A look back one decade in the making!
Oh we fail and flail and fall flat on our faces all the damned time. It is part of being human! Most of us are either lucky enough, or unlucky enough depending on the ego’s hunger, to eat shit out of the public eye allowing us to get up and dust off without a second thought.
But that is not the case for fabulous snowboarder Lindsey Jacobellis. Everyone recalls her stumble one full decade ago in Tornio at the 2006 Olympic games. There she was miles and miles ahead of the pack. There was that final jump. There was that method, that crash, that stomach churning silver.
Or the final bummer here!
And how the media was quick to pounce, calling the girl a show-off, a disgrace! I felt very different. Throwing away gold for style is the extreme sport way. She was our hero! Our icon!
But how did she feel? In a new and wide ranging interview with New York Magazine she addresses many things but also this one moment in detail and introspection rarely seen. Shall we read?

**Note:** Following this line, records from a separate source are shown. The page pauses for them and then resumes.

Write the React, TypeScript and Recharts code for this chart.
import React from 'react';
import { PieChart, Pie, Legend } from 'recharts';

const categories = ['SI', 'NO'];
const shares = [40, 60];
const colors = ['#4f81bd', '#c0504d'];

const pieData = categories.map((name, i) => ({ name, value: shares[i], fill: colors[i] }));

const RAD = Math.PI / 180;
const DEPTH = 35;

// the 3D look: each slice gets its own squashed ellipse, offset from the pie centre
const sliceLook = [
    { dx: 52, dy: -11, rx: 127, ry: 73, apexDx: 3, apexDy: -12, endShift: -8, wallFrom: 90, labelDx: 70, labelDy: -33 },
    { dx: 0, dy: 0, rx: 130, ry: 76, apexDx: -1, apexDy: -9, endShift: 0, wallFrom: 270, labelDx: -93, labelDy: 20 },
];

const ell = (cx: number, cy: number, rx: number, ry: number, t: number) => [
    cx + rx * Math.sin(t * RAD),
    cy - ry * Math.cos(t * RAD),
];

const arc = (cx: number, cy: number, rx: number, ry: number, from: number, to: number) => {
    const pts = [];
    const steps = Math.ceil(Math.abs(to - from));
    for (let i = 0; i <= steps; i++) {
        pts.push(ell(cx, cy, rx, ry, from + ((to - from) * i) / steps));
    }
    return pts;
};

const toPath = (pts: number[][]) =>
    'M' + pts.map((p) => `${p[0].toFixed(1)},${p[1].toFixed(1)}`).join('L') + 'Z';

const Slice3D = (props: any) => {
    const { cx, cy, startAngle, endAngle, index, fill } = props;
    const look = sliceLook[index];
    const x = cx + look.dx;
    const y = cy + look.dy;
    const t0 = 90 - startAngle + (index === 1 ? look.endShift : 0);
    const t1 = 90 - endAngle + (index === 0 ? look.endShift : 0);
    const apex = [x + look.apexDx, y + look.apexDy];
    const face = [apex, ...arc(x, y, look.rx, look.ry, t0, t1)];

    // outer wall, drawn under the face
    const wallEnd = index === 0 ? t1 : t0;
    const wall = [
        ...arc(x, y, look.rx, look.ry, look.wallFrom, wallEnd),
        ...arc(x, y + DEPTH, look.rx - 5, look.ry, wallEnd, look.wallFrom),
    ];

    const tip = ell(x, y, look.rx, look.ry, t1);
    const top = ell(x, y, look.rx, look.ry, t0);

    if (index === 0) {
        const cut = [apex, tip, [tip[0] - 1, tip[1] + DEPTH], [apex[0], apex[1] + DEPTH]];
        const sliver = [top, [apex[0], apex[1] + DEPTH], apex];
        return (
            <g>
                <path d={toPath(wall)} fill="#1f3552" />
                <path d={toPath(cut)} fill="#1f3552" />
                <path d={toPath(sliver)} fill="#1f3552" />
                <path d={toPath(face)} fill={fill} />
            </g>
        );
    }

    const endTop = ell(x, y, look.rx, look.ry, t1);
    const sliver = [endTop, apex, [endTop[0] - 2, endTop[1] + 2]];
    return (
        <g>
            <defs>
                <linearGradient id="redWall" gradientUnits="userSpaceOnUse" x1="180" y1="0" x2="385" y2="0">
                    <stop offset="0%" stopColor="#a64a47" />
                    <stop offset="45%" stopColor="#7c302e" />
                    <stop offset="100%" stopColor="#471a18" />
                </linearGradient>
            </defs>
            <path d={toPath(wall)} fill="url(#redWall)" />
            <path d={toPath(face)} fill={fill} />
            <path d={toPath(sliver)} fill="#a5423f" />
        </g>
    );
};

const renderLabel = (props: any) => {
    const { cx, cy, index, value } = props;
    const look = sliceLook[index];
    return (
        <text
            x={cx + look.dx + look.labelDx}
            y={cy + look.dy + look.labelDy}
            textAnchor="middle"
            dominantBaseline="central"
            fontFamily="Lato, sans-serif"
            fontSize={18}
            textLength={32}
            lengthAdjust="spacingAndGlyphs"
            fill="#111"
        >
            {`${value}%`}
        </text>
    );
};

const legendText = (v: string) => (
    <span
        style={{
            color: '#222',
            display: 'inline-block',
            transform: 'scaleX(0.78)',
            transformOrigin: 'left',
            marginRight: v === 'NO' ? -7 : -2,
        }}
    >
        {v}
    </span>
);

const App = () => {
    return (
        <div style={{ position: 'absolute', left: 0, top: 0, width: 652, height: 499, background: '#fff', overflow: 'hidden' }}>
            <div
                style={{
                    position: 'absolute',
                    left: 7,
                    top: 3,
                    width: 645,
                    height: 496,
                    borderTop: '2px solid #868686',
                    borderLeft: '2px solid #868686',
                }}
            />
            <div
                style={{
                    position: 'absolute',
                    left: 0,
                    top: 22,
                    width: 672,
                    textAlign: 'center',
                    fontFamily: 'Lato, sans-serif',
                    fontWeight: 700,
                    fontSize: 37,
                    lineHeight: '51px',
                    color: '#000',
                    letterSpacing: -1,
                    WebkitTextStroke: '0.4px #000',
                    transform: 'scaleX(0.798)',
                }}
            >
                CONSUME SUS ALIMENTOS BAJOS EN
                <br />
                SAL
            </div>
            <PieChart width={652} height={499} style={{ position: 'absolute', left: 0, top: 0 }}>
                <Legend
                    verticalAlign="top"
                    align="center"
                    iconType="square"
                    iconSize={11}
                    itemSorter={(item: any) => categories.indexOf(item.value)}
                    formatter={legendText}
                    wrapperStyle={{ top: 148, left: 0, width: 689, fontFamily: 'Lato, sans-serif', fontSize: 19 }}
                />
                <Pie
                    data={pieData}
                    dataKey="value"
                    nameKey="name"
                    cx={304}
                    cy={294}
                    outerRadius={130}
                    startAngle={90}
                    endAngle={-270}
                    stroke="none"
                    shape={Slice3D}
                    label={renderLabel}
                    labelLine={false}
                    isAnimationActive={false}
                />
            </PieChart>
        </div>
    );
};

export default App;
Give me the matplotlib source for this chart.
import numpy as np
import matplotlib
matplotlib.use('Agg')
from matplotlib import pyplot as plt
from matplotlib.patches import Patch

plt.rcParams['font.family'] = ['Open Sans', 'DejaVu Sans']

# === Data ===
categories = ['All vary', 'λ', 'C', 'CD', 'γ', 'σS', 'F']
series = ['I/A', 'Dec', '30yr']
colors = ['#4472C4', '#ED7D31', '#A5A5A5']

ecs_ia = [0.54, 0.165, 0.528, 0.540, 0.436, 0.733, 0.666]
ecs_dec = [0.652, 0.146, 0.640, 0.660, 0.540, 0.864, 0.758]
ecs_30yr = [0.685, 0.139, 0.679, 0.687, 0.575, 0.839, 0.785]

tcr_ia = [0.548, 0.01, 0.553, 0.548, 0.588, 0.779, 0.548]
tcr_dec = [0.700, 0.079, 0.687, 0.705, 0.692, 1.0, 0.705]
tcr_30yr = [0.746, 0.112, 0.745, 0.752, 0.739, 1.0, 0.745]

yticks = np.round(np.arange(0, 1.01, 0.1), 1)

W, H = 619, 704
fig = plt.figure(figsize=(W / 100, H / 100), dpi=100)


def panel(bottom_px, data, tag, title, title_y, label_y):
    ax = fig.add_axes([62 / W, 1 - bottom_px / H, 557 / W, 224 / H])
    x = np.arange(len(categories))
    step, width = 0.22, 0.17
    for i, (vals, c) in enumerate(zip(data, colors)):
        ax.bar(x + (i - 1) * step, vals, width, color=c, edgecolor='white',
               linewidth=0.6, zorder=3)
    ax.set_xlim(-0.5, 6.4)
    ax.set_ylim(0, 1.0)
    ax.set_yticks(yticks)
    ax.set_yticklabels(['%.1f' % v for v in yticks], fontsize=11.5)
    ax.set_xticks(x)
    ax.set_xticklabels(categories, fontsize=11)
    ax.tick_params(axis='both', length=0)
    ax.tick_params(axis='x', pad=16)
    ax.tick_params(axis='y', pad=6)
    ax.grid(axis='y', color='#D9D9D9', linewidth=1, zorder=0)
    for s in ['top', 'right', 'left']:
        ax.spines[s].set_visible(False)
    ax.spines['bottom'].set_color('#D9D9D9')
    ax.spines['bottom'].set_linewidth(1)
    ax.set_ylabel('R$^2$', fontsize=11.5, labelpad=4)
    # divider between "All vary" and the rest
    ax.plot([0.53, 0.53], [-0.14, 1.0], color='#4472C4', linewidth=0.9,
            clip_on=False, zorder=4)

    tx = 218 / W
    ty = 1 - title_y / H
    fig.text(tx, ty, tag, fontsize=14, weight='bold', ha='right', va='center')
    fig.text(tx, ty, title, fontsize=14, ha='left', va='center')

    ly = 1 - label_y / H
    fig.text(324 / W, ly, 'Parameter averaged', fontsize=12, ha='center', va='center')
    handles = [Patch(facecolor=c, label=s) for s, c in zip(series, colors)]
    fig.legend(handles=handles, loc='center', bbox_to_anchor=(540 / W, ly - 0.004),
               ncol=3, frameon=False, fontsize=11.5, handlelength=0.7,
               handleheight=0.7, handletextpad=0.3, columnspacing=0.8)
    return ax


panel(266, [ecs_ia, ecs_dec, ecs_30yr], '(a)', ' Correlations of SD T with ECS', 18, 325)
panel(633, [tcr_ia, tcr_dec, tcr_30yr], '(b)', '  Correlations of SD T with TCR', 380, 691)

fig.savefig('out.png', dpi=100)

At the time, that moment was shattering. I could not express that because I was put in front of an audience immediately. Interviews on TV and in the papers, in front of panels of all different kinds of people. And I was always taught to be a gracious loser, but that was very, very challenging to me as an individual. But looking back and seeing where I am now, that silver medal has shaped me into the individual that I am today, because I know if I had won the gold back then I would’ve been done, out of the sport. I did not love the sport as much as I do now, because when you’re 19 years old, do you really know what you want to do in life? Do you really know what you love? It was something I was good at, but you have those questions in your mind. Every time I’d be winning, I’d be referencing that. I would win and win and win and win, and I’d look back, and people would say, “Oh my gosh! Congratulations on your win. How does that feel with Torino?” And no one would ever drop it.
As a young person, to always feel like, “I just won and you’re bringing this up again,” it never was allowing me to heal. And so, it was just over these last couple years, and when I was injured, that I really had time to reflect on the emotional toll that moment had taken on me. And what was the scenario, exactly? Was it an emotional reaction in that present moment that made me want to grab the board? Or was it just something I wanted to do? Who really knows. Some people in the country thought I was being disrespectful or obnoxious, or lifting my nose to the whole Olympic experience. But in actuality, I was just 19 years old and excited. There’s so much pressure for kids to be performing at that level and at that age. Maybe that was just me wanting to be a little rebellious in that moment and, for once, not having to do exactly as I was told or expected. That could’ve been the emotional underline in that scenario.
Glorious. And inside, ain’t we all just 19 years old and excited? On our best days, yes. And may we stay forever young.